Pregnancy and Breastfeeding COVID 19 Vaccines FAQ
We know you have many questions and concerns about the COVID-19 vaccines during your pregnancy or if you’re breastfeeding. For general information about the COVID-19 vaccine, see the Vaccine FAQ.
Learn about the benefits and risk of the COVID-19 vaccines for pregnant and breastfeeding women.
- Should women who are pregnant or breastfeeding get the vaccine?
- Were pregnant and breastfeeding women included in the vaccine trials?
- Is the vaccine a live vaccine?
- Are pregnant women at an increased risk for severe illness from COVID-19?
- What are the side effects and when may they occur?
- What are the benefits of getting the COVID vaccine?
- What is my risk of getting COVID-19?
- Is it safe for breastfeeding women to get the vaccine?
- What if I choose not to get the vaccine while I am pregnant?
Women who are pregnant, or are planning on becoming pregnant, should talk with their health care provider about the vaccine’s benefits and risks. During this conversation, you can decide what is best for you and your baby based on your risk of getting COVID-19, your risk of getting severe disease if you become infected with COVID-19, and the benefits and risks of getting the vaccine.

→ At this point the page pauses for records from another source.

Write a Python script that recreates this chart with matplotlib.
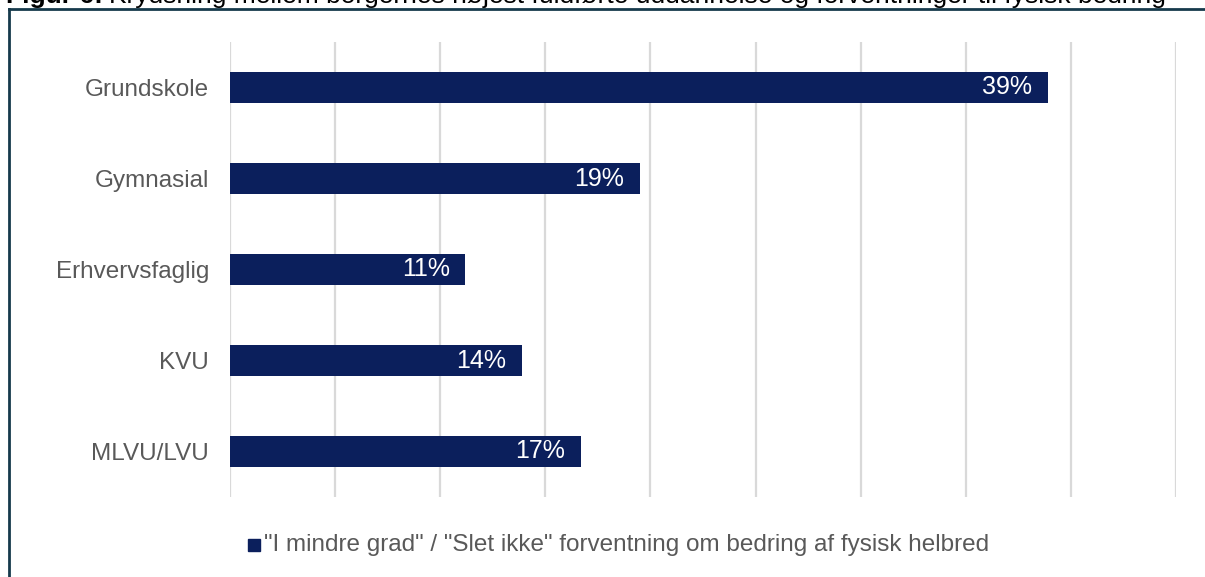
import numpy as np
import matplotlib.pyplot as plt
from matplotlib.patches import Rectangle

plt.rcParams['font.family'] = ['Liberation Sans', 'DejaVu Sans']

# data
categories = ["Grundskole", "Gymnasial", "Erhvervsfaglig", "KVU", "MLVU/LVU"]
values = [38.9, 19.5, 11.2, 13.9, 16.7]
labels = ["39%", "19%", "11%", "14%", "17%"]
series_name = '"I mindre grad" / "Slet ikke" forventning om bedring af fysisk helbred'
fig_no = "Figur 6:"
title = "Krydsning mellem borgernes højest fuldførte uddannelse og forventninger til fysisk bedring"

navy = "#0b1f5c"
grey = "#595959"
W, H = 1205, 577

fig = plt.figure(figsize=(W / 100, H / 100), dpi=100)
ax = fig.add_axes([230 / W, 1 - 497 / H, (1176 - 230) / W, (497 - 42) / H])

y = np.arange(len(categories))
ax.barh(y, values, height=0.35, color=navy, zorder=3)
for yi, v, lab in zip(y, values, labels):
    ax.text(v - 0.75, yi, lab, color="white", fontsize=18, ha="right", va="center", zorder=4)

ax.set_xlim(0, 45)
ax.set_ylim(4.5, -0.5)
ax.set_xticks(np.arange(0, 46, 5))
ax.set_xticklabels([])
ax.tick_params(axis="x", length=0)
ax.tick_params(axis="y", length=0, pad=15, labelsize=17.5, labelcolor=grey)
ax.set_yticks(y)
ax.set_yticklabels(categories)
ax.grid(axis="x", color="#d9d9d9", lw=1.6, zorder=0)
for s in ax.spines.values():
    s.set_visible(False)

# legend
fig.patches.append(Rectangle((248 / W, 1 - 551 / H), 12 / W, 12 / H,
                             transform=fig.transFigure, color=navy))
fig.text(264 / W, 1 - 545 / H, series_name, fontsize=17.5, color=grey, va="center")

# frame and cut-off caption
fig.add_artist(plt.Line2D([9 / W, 9 / W], [0, 1 - 9 / H], transform=fig.transFigure,
                          color="#163a4c", lw=2))
fig.add_artist(plt.Line2D([9 / W, 1], [1 - 9 / H, 1 - 9 / H], transform=fig.transFigure,
                          color="#163a4c", lw=2))
t1 = fig.text(6 / W, 1 - 3 / H, fig_no, fontsize=19, fontweight="bold", va="baseline")
fig.canvas.draw()
bb = t1.get_window_extent()
fig.text((bb.x1 + 6) / W, 1 - 3 / H, title, fontsize=19, va="baseline")

fig.savefig("out.png", dpi=100)
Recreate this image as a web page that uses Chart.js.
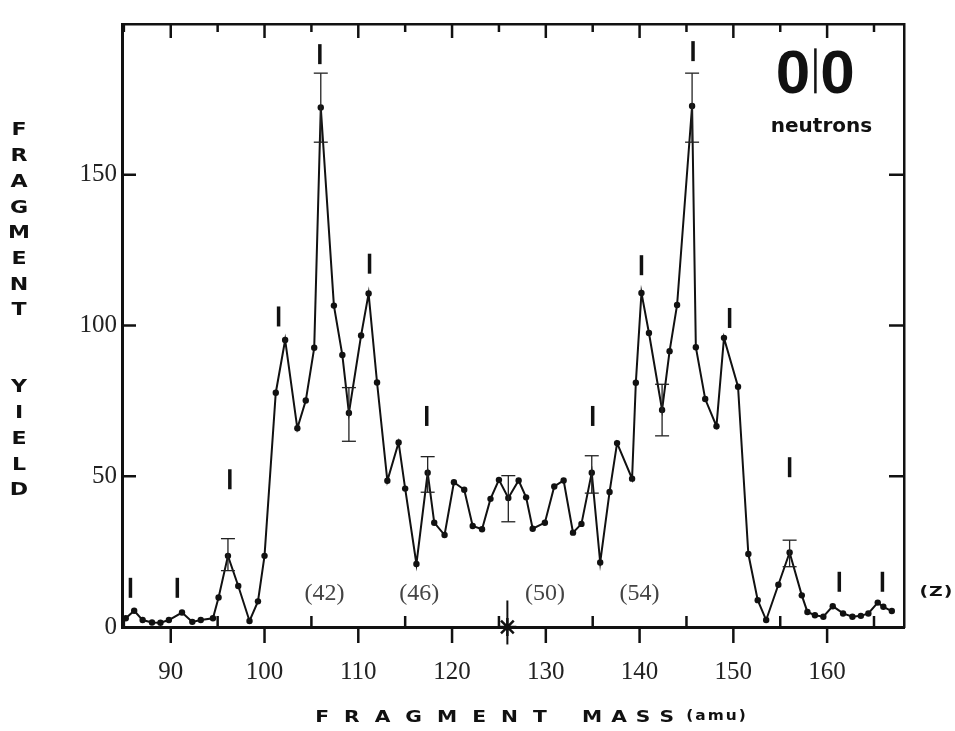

Pregnant and breastfeeding women were not included in the vaccine clinical trials; therefore, there are not enough data to know if the vaccine is safe in pregnant and breastfeeding women. Dartmouth-Hitchcock endorses access to COVID-19 vaccination for all pregnant women, especially high-risk pregnant health care workers.
Dartmouth-Hitchcock recommends that pregnant and lactating women engage with their health care provider in shared decision-making regarding their being vaccinated. This discussion should include reviewing available data on vaccine safety, risks to pregnant women from COVID-19 infection, and a woman’s individual risk for infection and severe disease. A few people who received the vaccine in the clinical trials did get pregnant. There have been no reports of any problems with these pregnancies, and they are continuing to be monitored.
The vaccine is not a live vaccine. It is not possible to get COVID-19 from the vaccine. The COVID-19 vaccine is like the flu shot, which exposes the body to something that looks like the part of the virus so our bodies do the natural process of making antibodies to protect against disease.
There is only a very small chance that the vaccine crosses the placenta, so it’s unlikely that it even reaches the fetus, although we don’t know this for sure. The only people older than age 16 who should not get the vaccine are those who have had a severe allergic reaction to vaccines in the past.
Observational data shows that, while the chances for these severe health effects are not frequent, pregnant women with COVID-19 have an increased risk of severe illness, including illness that results in intensive care unit (ICU) admission, mechanical ventilation, and death. Additionally, pregnant people with COVID-19 might be at increased risk of worse pregnancy outcomes, such as preterm births and stillbirth.
Side effects may occur in the first 3 days after getting the COVID-19 vaccine. These include minor side effects like tiredness, mild to moderate fever, headache, and muscle aches and pain where the shot was given. Having symptoms is a sign that the vaccine is working, and antibodies are being made. Pregnant women who experience fever after receiving the COVID-19 vaccine should take acetaminophen (Tylenol) to treat the fever since very high fever can harm a baby. Acetaminophen is safe to use during pregnancy and does not affect how the vaccine works.
The vaccine can help protect you from getting COVID-19. You must get both doses of the vaccine for it to be fully effective. It’s not yet known whether it prevents passing the virus to others if you do get COVID-19 or how long protection lasts. At this time, vaccinated people still need to wear masks and practice social distancing.
When you receive your first dose, you will also receive a COVID-19 vaccination record card. Bring your COVID-19 vaccination record card when you return for your second dose to ensure you are getting the appropriate vaccination. You should be sure to return to the same location where you received your first dose.
Your risk of getting COVID-19 depends on the chance that you will come into contact with another infected person. This may be higher if you live in a community where there is a lot of COVID-19 infection or if you work in health care or another high-contact setting. The vaccine is being given first to health care workers, many of whom are considering pregnancy, pregnant, or breastfeeding.
Although lactating individuals were not allowed in the clinical trials, based on experience with other vaccines, the benefits of vaccination outweigh the very small safety concerns. You don’t have to delay or stop breastfeeding just because you get the vaccine.
If you choose not to get the vaccine while you are pregnant, you can get it after you have your baby. Talk to your health care provider about a plan to get the vaccine after pregnancy. No matter what you decide, it is important that you continue to follow COVID-19 infection prevention steps such as wearing a mask, washing your hands frequently, and maintaining physical distancing of at least 6 feet.